Willie Cory Godbolt, 35, remains jailed without bond as he has been since his arrest May 28, shortly after the fatal shootings that started after witnesses say Godbolt was arguing with his estranged wife.

The killings May 27 and 28 occurred at three homes in and around the south Mississippi city of Brookhaven, about 70 miles (110 kilometers) south of Jackson. A deputy responded to a disturbance call at Godbolt's in-laws' home, and the shootings started there.

Deputy William Durr, Godbolt's mother-in-law Barbara Mitchell and two others were killed at the first home. Two cousins, an 11-year-old and an 18-year-old, were killed at the second home. A husband and wife were slain at the third home.

Judge Bryan Harbour heard testimony Wednesday from a state law enforcement officer who helped investigate at two of the three houses. Jason Leggett, the officer from the Mississippi Bureau of Investigation, which is part of the Highway Patrol, identified Godbolt as the suspect in all of the killings.

"I find that the state has successfully convinced me that eight crimes were committed and that Mr. Godbolt committed those crimes," the judge said, though he noted the probable cause hearing was not a trial.

There was a heavy police presence at the hearing and about 50 friends and relatives of the victims packed the courtroom. One teenage girl started crying when a shackled Godbolt walked in. Though he wore an orange jail jumpsuit to the courthouse, he had on a yellow golf shirt and khaki pants during the hearing. Most of the audience sat quietly. Godbolt showed no emotion.

He is charged with one count of capital murder, which could carry the death penalty, in the deputy's killing. He's also charged with seven counts of murder, which could carry life without parole.

"This was just a preliminary hearing. We have a long, long way to go," one of Godbolt's defense attorneys, Paul Luckett, said after court.

Outside the courtroom after the hearing Wednesday, Shon Blackwell said he and his family have been seeking comfort in God since his son, 18-year-old Jordan Blackwell, was killed at the second home.

"We just keep praying. That's what's been carrying us," said Blackwell, an assistant pastor at a Missionary Baptist church attended by many of the victims.
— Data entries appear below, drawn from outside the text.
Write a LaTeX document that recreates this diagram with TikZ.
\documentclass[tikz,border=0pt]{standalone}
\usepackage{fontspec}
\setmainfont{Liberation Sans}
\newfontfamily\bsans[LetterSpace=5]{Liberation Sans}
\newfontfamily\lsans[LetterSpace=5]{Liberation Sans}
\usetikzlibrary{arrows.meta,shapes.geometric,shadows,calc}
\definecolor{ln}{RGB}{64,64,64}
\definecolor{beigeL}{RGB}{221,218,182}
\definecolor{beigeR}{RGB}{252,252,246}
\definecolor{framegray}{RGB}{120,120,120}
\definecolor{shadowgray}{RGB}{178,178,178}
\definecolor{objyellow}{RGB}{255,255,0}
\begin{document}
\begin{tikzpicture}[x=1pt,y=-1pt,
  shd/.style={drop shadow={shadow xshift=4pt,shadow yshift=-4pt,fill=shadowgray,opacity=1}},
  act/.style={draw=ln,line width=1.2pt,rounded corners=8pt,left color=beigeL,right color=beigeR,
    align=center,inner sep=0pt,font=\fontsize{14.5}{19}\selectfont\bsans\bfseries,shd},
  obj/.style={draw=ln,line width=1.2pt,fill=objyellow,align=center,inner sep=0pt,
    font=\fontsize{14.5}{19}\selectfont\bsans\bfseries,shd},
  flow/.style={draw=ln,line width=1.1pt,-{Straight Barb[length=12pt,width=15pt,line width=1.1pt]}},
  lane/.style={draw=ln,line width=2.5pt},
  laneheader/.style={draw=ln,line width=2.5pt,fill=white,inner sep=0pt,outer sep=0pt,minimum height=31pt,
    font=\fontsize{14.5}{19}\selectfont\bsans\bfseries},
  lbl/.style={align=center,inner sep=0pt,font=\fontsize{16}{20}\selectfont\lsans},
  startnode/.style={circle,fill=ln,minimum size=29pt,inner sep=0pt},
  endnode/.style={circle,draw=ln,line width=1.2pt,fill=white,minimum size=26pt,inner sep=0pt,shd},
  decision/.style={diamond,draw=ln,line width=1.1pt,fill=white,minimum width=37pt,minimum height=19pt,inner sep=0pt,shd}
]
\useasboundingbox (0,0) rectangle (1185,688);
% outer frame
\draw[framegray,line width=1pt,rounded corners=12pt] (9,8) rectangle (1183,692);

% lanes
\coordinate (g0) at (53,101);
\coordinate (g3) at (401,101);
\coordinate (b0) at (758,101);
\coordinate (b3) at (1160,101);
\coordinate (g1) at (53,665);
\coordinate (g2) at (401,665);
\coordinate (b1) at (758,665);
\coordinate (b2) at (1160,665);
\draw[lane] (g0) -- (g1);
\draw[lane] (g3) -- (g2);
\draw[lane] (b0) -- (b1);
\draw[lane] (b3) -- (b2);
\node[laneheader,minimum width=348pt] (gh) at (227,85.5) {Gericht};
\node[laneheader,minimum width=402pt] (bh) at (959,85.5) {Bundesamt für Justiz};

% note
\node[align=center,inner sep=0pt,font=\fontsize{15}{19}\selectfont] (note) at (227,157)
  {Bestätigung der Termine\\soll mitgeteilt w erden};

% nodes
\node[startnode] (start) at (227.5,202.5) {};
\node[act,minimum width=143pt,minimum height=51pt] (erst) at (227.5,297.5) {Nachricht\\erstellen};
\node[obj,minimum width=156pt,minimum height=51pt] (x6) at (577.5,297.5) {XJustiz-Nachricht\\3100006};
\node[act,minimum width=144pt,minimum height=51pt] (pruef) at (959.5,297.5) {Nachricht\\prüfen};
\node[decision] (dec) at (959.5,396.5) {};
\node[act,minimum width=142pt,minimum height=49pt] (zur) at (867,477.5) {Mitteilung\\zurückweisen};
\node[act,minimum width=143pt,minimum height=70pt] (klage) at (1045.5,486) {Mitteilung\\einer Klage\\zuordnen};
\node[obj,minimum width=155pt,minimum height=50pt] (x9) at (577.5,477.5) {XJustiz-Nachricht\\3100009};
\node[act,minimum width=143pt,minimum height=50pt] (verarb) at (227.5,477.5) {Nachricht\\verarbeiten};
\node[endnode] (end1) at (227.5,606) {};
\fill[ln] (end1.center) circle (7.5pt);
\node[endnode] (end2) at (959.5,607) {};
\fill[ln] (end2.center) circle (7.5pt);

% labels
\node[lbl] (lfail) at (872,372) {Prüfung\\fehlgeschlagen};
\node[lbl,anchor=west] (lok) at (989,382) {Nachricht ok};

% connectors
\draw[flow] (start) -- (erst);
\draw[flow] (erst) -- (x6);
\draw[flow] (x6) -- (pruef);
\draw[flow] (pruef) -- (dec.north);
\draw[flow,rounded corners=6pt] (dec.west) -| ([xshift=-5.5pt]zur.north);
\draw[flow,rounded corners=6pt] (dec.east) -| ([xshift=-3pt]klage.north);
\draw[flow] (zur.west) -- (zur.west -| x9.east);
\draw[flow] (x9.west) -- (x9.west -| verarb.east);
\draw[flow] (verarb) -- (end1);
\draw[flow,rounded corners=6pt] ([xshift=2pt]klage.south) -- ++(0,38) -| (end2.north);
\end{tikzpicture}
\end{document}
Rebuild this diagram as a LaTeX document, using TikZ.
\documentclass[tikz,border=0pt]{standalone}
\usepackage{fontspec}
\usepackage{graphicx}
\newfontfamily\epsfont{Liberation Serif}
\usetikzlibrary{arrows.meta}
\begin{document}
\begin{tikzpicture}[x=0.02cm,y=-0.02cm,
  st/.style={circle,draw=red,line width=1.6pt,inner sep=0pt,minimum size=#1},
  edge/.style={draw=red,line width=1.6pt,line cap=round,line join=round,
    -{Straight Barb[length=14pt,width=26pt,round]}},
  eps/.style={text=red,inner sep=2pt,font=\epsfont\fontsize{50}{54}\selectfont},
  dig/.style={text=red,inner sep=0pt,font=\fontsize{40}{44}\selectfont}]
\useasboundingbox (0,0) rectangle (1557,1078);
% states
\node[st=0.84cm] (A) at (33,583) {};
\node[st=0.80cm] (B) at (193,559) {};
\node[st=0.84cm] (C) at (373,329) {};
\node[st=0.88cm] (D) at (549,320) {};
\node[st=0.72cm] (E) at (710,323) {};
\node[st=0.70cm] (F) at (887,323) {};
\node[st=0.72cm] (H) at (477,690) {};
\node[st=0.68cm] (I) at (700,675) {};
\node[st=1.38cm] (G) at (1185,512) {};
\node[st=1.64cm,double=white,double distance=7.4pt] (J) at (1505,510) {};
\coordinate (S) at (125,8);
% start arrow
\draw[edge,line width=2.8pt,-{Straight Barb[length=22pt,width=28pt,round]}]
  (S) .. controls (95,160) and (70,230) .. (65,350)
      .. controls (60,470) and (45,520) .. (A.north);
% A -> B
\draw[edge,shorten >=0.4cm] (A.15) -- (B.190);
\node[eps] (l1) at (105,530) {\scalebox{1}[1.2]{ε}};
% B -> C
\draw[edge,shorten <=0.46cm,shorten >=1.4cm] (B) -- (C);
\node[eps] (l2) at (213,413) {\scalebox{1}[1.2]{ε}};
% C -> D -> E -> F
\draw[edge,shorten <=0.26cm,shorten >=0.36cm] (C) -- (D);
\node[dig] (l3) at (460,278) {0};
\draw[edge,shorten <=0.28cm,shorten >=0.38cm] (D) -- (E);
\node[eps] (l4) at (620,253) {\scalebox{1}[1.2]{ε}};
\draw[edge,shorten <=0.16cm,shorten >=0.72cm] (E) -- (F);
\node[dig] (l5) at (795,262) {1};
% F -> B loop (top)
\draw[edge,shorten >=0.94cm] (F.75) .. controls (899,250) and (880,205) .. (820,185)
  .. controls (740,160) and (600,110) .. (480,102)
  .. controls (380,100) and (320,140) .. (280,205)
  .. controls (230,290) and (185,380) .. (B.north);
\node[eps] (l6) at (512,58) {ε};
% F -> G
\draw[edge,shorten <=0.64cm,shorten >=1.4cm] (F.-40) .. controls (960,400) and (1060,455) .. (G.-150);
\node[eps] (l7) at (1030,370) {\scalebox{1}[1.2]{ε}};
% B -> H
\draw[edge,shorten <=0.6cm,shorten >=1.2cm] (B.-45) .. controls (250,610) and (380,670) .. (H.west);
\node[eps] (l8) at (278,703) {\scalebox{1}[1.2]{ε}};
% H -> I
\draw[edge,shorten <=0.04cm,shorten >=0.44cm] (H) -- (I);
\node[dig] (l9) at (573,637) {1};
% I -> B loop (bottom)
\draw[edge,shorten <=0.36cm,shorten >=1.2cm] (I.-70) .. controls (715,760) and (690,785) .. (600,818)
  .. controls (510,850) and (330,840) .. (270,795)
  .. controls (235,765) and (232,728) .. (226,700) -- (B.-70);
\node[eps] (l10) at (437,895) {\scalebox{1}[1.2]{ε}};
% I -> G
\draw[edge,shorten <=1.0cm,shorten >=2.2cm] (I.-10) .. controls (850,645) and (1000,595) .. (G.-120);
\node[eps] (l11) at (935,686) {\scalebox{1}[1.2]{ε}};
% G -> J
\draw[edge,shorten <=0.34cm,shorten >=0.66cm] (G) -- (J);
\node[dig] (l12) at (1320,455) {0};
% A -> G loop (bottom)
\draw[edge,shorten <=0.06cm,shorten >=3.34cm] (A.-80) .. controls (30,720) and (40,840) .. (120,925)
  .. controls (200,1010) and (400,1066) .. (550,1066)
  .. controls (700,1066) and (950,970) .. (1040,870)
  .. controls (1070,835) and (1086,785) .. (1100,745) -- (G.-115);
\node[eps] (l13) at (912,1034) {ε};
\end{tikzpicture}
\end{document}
Moments after he was arrested May 28, a handcuffed Godbolt told a reporter from The Clarion-Ledger, on video, that someone in the first house called law enforcement while he was talking to his wife and in-laws about his wish to take his children home.

"My pain wasn't designed for him. He was just there," Godbolt said of the deputy.

Godbolt also said in the video: "My intentions was to have God kill me. I ran out of bullets. Suicide by cop was my intention. I ain't fit to live, not after what I done."


This story has been corrected to show a total of eight people were killed.